The strong version specifies exactly what students will be able to do (explain, predict) and includes measurable criteria (what mechanism, what variables).

2.3 Standard 2: Alignment

What it measures: Whether the course demonstrates clear alignment between learning outcomes, instructional activities, assessments, and materials.

Why it matters: Alignment is the glue that holds a course together. If a learning outcome says "students will analyze," but the only assessments ask students to recall facts, the course is misaligned.
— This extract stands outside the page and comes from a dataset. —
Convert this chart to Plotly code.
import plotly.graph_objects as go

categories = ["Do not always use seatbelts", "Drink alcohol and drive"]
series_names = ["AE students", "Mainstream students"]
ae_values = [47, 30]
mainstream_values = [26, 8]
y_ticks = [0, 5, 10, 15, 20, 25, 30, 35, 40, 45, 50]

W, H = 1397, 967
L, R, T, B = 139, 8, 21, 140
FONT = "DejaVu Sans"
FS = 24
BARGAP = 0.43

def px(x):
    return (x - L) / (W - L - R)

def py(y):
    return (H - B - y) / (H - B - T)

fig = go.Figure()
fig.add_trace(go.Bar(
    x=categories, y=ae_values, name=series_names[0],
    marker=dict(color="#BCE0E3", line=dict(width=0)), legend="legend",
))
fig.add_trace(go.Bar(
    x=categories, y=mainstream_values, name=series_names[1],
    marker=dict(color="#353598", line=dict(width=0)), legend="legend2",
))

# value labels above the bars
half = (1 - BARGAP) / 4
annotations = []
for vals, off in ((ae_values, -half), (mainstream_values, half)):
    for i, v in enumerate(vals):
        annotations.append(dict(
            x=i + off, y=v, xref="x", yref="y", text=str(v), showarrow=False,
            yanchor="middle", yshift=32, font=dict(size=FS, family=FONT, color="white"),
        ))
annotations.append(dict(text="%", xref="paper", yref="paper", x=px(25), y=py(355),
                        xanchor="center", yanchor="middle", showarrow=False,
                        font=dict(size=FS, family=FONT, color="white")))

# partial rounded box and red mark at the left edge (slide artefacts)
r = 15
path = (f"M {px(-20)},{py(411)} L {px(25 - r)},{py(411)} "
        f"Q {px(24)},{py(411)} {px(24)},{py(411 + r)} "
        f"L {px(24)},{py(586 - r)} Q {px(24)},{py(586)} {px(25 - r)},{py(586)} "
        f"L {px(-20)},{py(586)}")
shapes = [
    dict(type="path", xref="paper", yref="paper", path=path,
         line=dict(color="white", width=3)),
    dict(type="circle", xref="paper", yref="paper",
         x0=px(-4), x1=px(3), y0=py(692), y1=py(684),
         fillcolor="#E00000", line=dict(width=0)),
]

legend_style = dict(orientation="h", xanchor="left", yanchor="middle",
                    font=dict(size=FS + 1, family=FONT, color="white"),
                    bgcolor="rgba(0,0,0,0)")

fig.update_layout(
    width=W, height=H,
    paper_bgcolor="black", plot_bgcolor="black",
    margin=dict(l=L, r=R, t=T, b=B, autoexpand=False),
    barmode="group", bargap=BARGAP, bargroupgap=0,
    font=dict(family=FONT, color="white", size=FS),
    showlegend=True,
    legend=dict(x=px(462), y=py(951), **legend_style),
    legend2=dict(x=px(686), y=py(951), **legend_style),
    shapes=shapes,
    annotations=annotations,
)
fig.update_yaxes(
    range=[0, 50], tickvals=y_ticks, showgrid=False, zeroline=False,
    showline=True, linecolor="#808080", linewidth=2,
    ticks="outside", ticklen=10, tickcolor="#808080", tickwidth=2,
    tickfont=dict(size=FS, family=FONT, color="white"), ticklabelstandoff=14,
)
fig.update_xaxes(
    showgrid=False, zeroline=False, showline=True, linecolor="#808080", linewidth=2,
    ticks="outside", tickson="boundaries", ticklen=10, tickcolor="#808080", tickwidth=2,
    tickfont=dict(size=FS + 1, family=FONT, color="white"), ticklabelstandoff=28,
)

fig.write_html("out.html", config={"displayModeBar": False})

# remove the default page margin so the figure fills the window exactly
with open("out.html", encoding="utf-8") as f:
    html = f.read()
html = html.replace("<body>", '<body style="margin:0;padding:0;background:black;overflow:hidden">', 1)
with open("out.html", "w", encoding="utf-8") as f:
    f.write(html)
Misaligned courses confuse students and undermine learning.

Key criteria include:

  • Course and module learning outcomes are aligned with each other
  • Instructional activities directly support learners in achieving the stated learning outcomes
  • Assessments measure whether students have achieved the stated learning outcomes
  • Course materials and content are relevant to the learning outcomes
  • The course design and structure support learners in progressing toward the outcomes

The Alignment Diagram

Learning Outcome Instructional Activity Assessment
Analyze the causes and consequences of the American Civil War Read primary source documents; watch expert commentary; discussion forum debating interpretations Essay exam: "Explain two political causes and two economic causes of the Civil War, and discuss their consequences for Reconstruction."
Create a functional website using HTML and CSS Guided tutorials; code-along exercises; example projects; peer review feedback Project: "Build a personal portfolio website with at least 5 pages, valid HTML5, responsive design, and CSS styling."
Apply the scientific method to design an experimental study Case study analysis; lab simulations; worked examples of research design Lab report: "Design a controlled experiment to test the hypothesis provided, identifying variables, controls, and data collection methods."